I think he'll be surprised at how it turns out. After all, the thing to keep in mind about Dorothea is that she is Saint Teresa of Avila without the opportunity to be Teresa, without the chance to live the epic life that fits her nature. As Eliot says in the prelude,
Many Theresas have been born who found for themselves no epic life wherein there was a constant unfolding of far-resonant action; perhaps only a life of mistakes, the offspring of a certain spiritual grandeur ill-matched with the meanness of opportunity; perhaps a tragic failure which found no sacred poet and sank unwept into oblivion. With dim lights and tangled circumstance they tried to shape their thought and deed in noble agreement; but after all, to common eyes their struggles seemed mere inconsistency and formlessness; for these later-born Theresas were helped by no coherent social faith and order which could perform the function of knowledge for the ardently willing soul. Their ardor alternated between a vague ideal and the common yearning of womanhood; so that the one was disapproved as extravagance, and the other condemned as a lapse.
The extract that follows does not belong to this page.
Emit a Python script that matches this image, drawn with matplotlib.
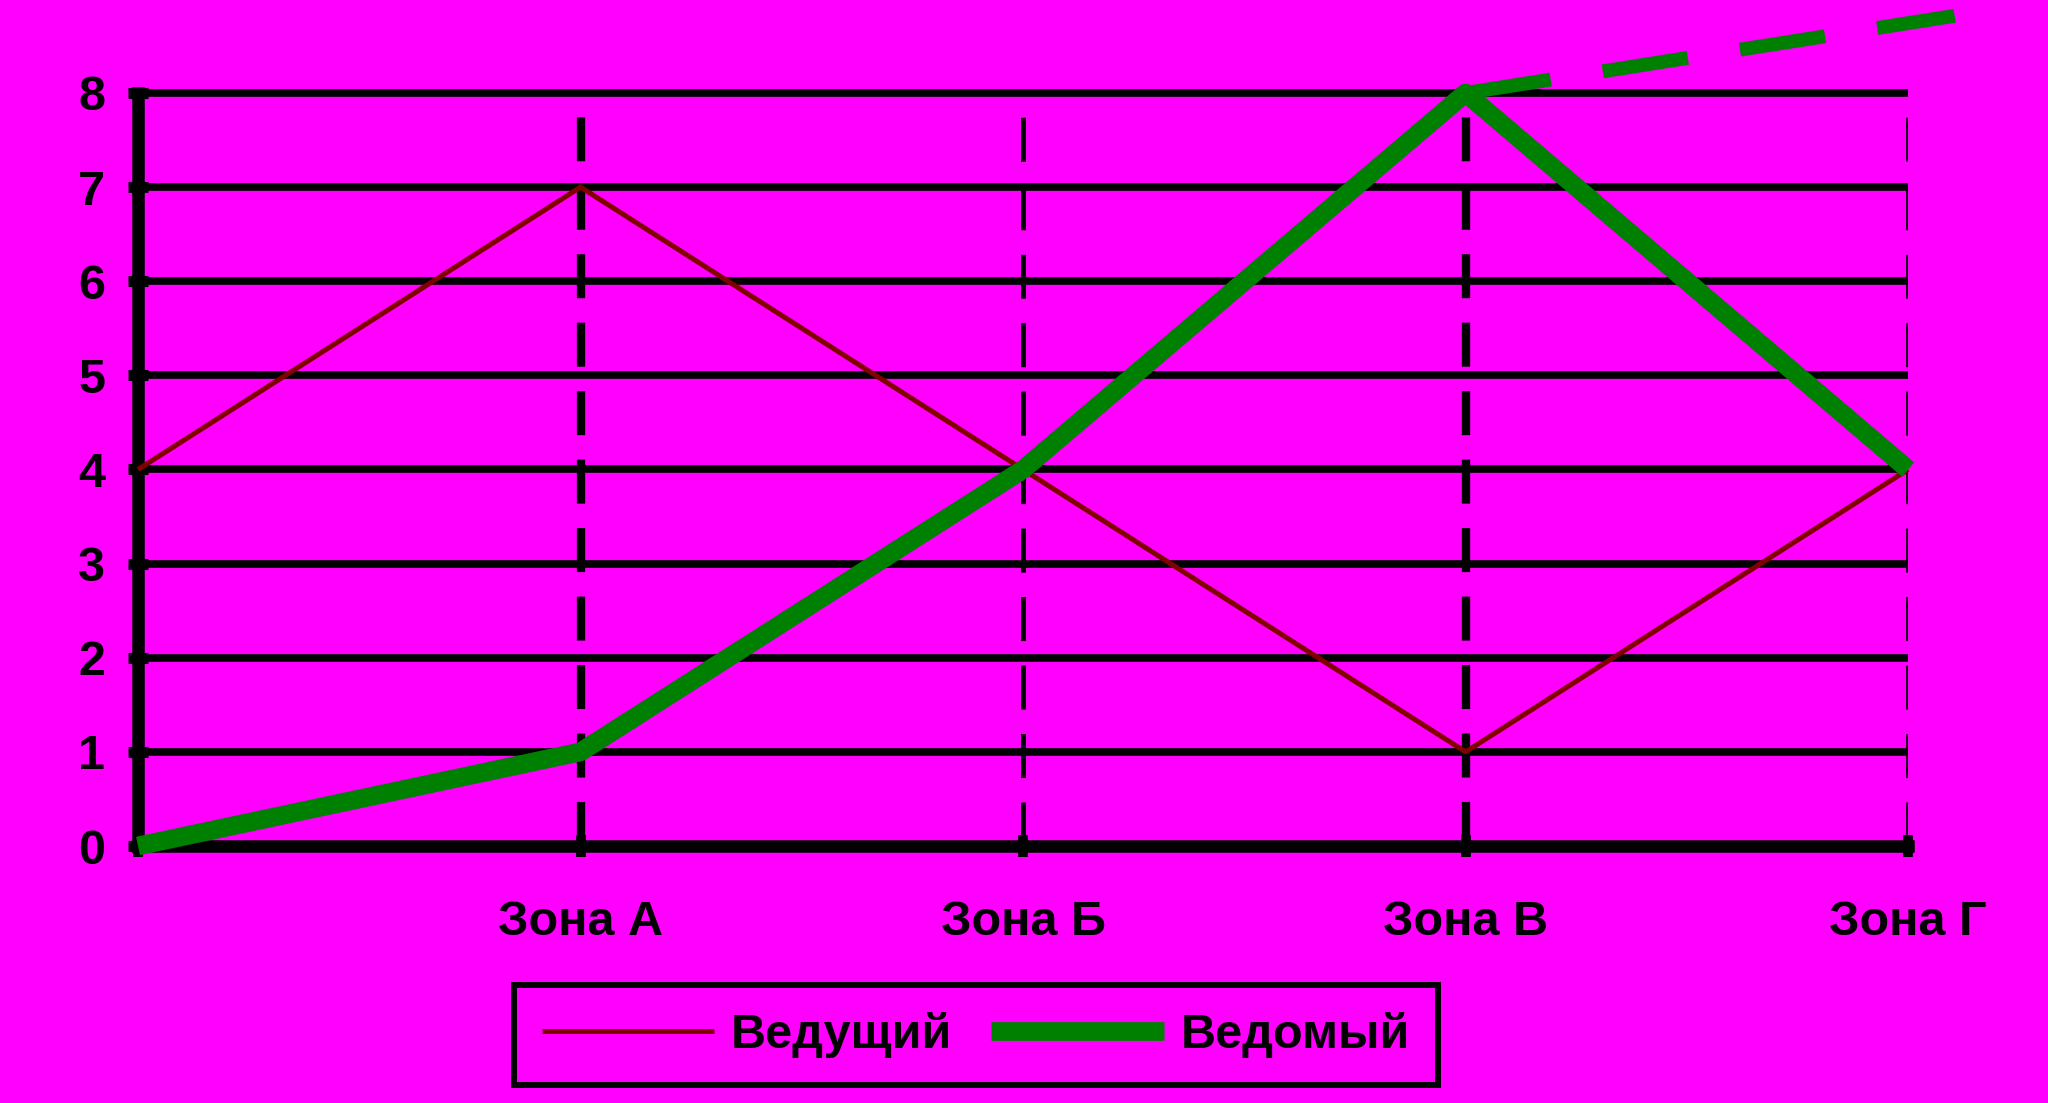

And I think Eliot really should be taken at face-value here: Dorothea is intended to be like the Great Reformer of Carmel, but without a Carmel to reform; like the Great Foundress -- but, as Eliot says later, "a foundress of nothing." Wasted energy. Although, of course, one of the great things about Eliot's treatment is the question of how wasted the energy really is in the end, despite its lack of "far-resonant action." Dorothea is a blundering Teresa; because she is full of mistakes and lack of opportunity, her spiritual grandeur is never given full scope. But even within the narrow confines of Middlemarch a blundering, hindered Teresa may still have something of that Teresa grandeur.